Osten: Goethe hat das damals schon erkannt. Wir haben damals selbst so etwas
wie einen 11. September von der westlichen Seite aus dort praktiziert. Das
war im Jahr 1798. In diesem Jahr hat kein Geringerer als Napoleon bei
seinem Feldzug in Ägypten das Eliteheer des Islams vernichtet: Er hat
nämlich in der Schlacht bei den Pyramiden mit seinen modernen Waffen
die Mamelucken zusammenkartätscht. Das war immerhin dasjenige
Eliteheer, das im Jahr 1246 in einer großen Schlacht verhindert hat, dass
der Islam von den Mongolen überrannt wurde. Das heißt, in dieser Schlacht
bei den Pyramiden hat eine ungeheure Kränkung stattgefunden.
Leutheusser: Für die islamische Welt.
Osten: Ja, für die islamische Welt. Und Goethe hat eben schon damals die Gefahr
heraufziehen sehen, dass diese Inferiorität gegenüber den avanciertesten
Techniken und Wissenschaften der Moderne in Europa möglicherweise
kompensiert werden könnte durch eine Superiorität des Islam auf dem
Gebiet des Glaubens. Deshalb hat er in den Abhandlungen zum "Westöstlichen
Divan" bereits den Satz ausgesprochen, dass die eigentliche
Geschichte der Menschheit wahrscheinlich der Kampf des Glaubens gegen
den Unglauben sein wird.
Leutheusser: Das klingt unerhört modern.
Osten: In der Tat.
Leutheusser: Und das hängt natürlich auch mit den sozialen Verhältnissen zusammen.
Minderwertigkeitsgefühle entstehen ja auch, wenn kein Wohlstand da ist;
dann flüchtet man in den Glauben. Was würden Sie denn Goethe heute
fragen, wenn Sie ihn treffen würden? Damit komme ich nun zu Ihrem Buch,
das ich soeben vorgestellt habe. Was würden Sie ihn fragen, wenn er hier
wäre und das Thema "Islam" anzusprechen wäre?
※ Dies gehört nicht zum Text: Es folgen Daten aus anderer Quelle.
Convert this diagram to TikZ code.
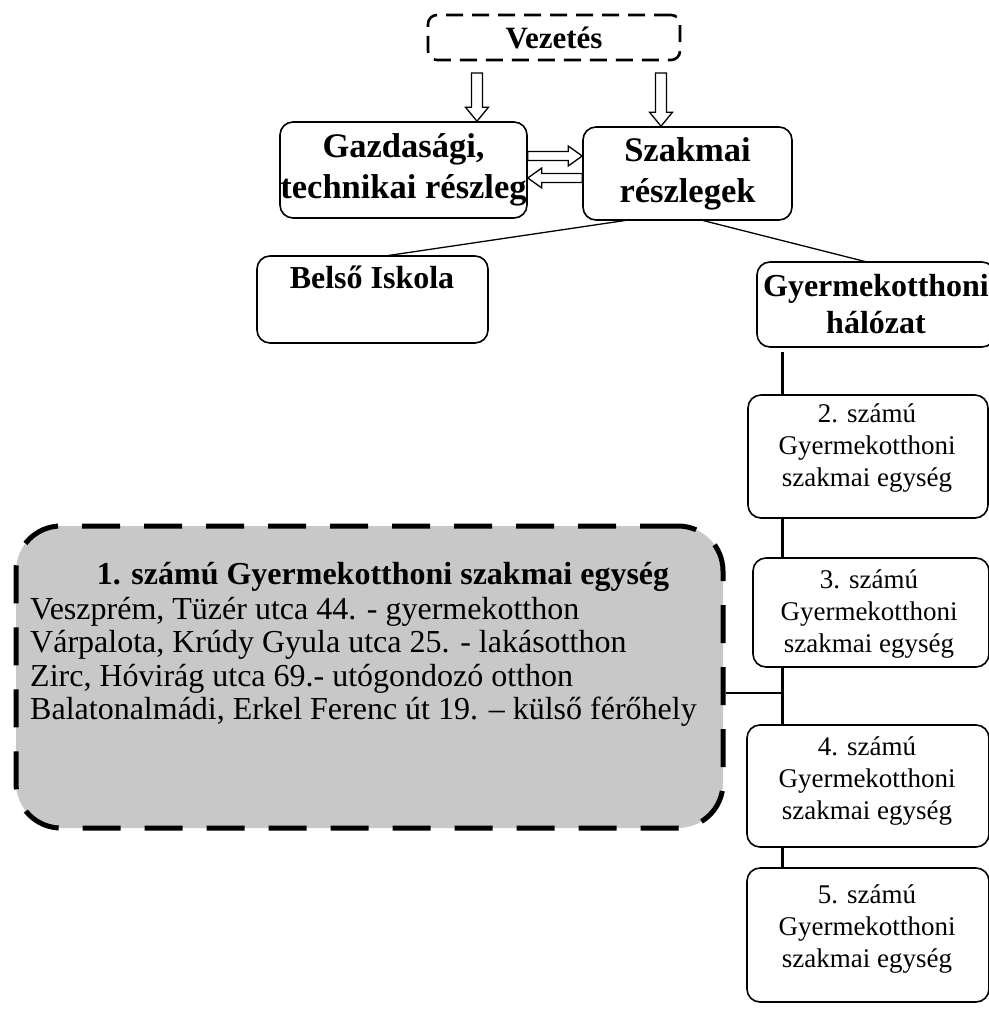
\documentclass[tikz,border=0pt]{standalone}
\usepackage{fontspec}
\setmainfont{Liberation Serif}
\usetikzlibrary{calc}
\definecolor{unitgray}{RGB}{200,200,200}
\tikzset{
  box/.style={draw, line width=1.6pt, rounded corners=13pt, fill=white, inner sep=0pt, align=center},
  bigtxt/.style={font=\fontsize{34.5}{41}\selectfont\bfseries},
  headtxt/.style={font=\fontsize{32}{37}\selectfont\bfseries, align=center, inner sep=0pt},
  smalltxt/.style={font=\fontsize{27}{32}\selectfont, align=center, inner sep=0pt},
  link/.style={line width=1.3pt},
  spine/.style={line width=3pt},
  hollow/.style={draw, line width=1.3pt, fill=white, line join=miter},
}
\newcommand\hollowdown[2]{%
  \draw[hollow] ($(#1)+(-5.5,0)$) -- ($(#1)+(5.5,0)$) -- ($(#2)+(5.5,-14)$) -- ($(#2)+(11.5,-14)$)
   -- (#2) -- ($(#2)+(-11.5,-14)$) -- ($(#2)+(-5.5,-14)$) -- cycle;}
\newcommand\hollowright[2]{%
  \draw[hollow] ($(#1)+(0,-4.5)$) -- ($(#2)+(-14,-4.5)$) -- ($(#2)+(-14,-10)$) -- (#2)
   -- ($(#2)+(-14,10)$) -- ($(#2)+(-14,4.5)$) -- ($(#1)+(0,4.5)$) -- cycle;}
\newcommand\hollowleft[2]{%
  \draw[hollow] ($(#1)+(0,-4.5)$) -- ($(#2)+(14,-4.5)$) -- ($(#2)+(14,-10)$) -- (#2)
   -- ($(#2)+(14,10)$) -- ($(#2)+(14,4.5)$) -- ($(#1)+(0,4.5)$) -- cycle;}
\begin{document}
\begin{tikzpicture}[x=1pt,y=-1pt]
\useasboundingbox[fill=white] (0,0) rectangle (988,1009);

% top boxes
\node[draw, line width=2.6pt, dash pattern=on 17pt off 9pt, rounded corners=9pt,
      minimum width=252pt, minimum height=45pt, inner sep=0pt,
      font=\fontsize{31}{34}\selectfont\bfseries] (vez) at (554,37.5) {Vezetés};
\node[box, bigtxt, minimum width=247pt, minimum height=96pt] (gazd) at (403.5,170) {Gazdasági,\\technikai részleg};
\node[box, bigtxt, minimum width=209pt, minimum height=93pt] (szak) at (687.5,173.5) {Szakmai\\részlegek};

% hollow arrows
\coordinate (a1t) at (477,73);  \coordinate (a1b) at (gazd.north -| a1t);
\coordinate (a2t) at (661,73);  \coordinate (a2b) at (szak.north -| a2t);
\hollowdown{a1t}{a1b}
\hollowdown{a2t}{a2b}
\coordinate (r1) at (gazd.east |- 0,156); \coordinate (r2) at (szak.west |- 0,156);
\coordinate (l1) at (szak.west |- 0,178); \coordinate (l2) at (gazd.east |- 0,178);
\hollowright{r1}{r2}
\hollowleft{l1}{l2}

% second level
\node[box, minimum width=231pt, minimum height=87pt] (belso) at (372.5,299.5) {};
\node[font=\fontsize{32}{36}\selectfont\bfseries, inner sep=0pt] (belsot) at (372,277) {Belső Iskola};
\node[box, headtxt, minimum width=238pt, minimum height=85pt] (gyh) at (876,304.5) {Gyermekotthoni\\hálózat};

\coordinate (s1) at (625,220.5);
\coordinate (s2) at (703,220.5);
\coordinate (b1) at (385,256);
\coordinate (g1) at (867,262);
\draw[link] (s1) -- (b1);
\draw[link] (s2) -- (g1);

% spine
\coordinate (sp1) at (782,352);
\coordinate (sp2) at (782,868);
\draw[spine] (sp1) -- (sp2);

% unit boxes
\node[box, minimum width=240pt, minimum height=123pt] (u2) at (868,456.5) {};
\node[smalltxt] (u2t) at (867,448) {2. számú\\Gyermekotthoni\\szakmai egység};
\node[box, minimum width=236pt, minimum height=109pt] (u3) at (871,612.5) {};
\node[smalltxt] (u3t) at (869,614) {3. számú\\Gyermekotthoni\\szakmai egység};
\node[box, minimum width=242pt, minimum height=122pt] (u4) at (868,786) {};
\node[smalltxt] (u4t) at (867,781) {4. számú\\Gyermekotthoni\\szakmai egység};
\node[box, minimum width=242pt, minimum height=134pt] (u5) at (868,935) {};
\node[smalltxt] (u5t) at (867,929) {5. számú\\Gyermekotthoni\\szakmai egység};

% big unit 1 box
\node[draw, line width=5pt, dash pattern=on 38pt off 24pt, rounded corners=45pt, fill=unitgray,
      minimum width=707pt, minimum height=302pt, inner sep=0pt] (u1) at (369.5,677) {};
\node[font=\fontsize{32}{33}\selectfont\bfseries, inner sep=0pt] (u1t) at (383,577) {1. számú Gyermekotthoni szakmai egység};
\node[anchor=west, align=left, font=\fontsize{32}{33.5}\selectfont, inner sep=0pt] (u1a) at (30,662)
  {Veszprém, Tüzér utca 44. - gyermekotthon\\
   Várpalota, Krúdy Gyula utca 25. - lakásotthon\\
   Zirc, Hóvirág utca 69.- utógondozó otthon\\
   Balatonalmádi, Erkel Ferenc út 19. – külső férőhely};
\coordinate (h1) at (782,693);
\draw[link, line width=1.8pt] (u1.east |- h1) -- (h1);
\end{tikzpicture}
\end{document}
Osten: Ich würde Goethe fragen, welche Hoffnungen er damals mit der Möglichkeit
verbunden hat, einen Dialog mit dem Islam zu stiften. Goethe hat ja sehr
wohl gesehen, dass der Islam aufgrund der zweiten Sure im Koran, wie er
selbst sagt, groß und furchtbar sei. Denn dieses Buch, der Koran, lässt ja
keinen Zweifel zu: Es handelt sich hier nicht um Poesie, sondern es handelt
sich um das Wort Gottes, das unverändert hier stehen bleiben muss, weil
es eben nicht von Menschen geschaffen und nur durch den Propheten
hindurch niedergeschrieben worden ist. Das heißt, Goethe hat schon
damals die Gefahr gesehen, dass hier ein Fundamentalismus entstehen
könnte. Er hat also schon sehr früh geahnt, dass man Strategien eines
Dialogs mit dem Islam entwickeln muss. Er hat sich dann damals jenen
persischen Dichter ausgesucht, nämlich Hafis, der das bereits praktiziert
hat: Hafis hatte bereits seinerseits den Versuch gemacht, diesen
Fundamentalismus zu humanisieren und zu flexibilisieren. Hafis war
nämlich derjenige gewesen, der einerseits paktierte und paktieren musste.
Denn Persien war damals durch den Islam besetzt. Hafis war nämlich
Koranlehrer. Aber er hat schon damals andererseits diejenigen Dinge
gerühmt, die der Prophet zutiefst gehasst und verabscheut hat.<<-
www.br-online.de/download/pdf/alpha/o/osten.pdf
Goethe war alles, wofür er sich interessierte. Er war Mohammedaner (siehe Text), Japaner, (siehe Text), Dichter, Denker, Gelenkter und Lenker seiner eigenen Welt. Auch war er ein hervorragender Italiener.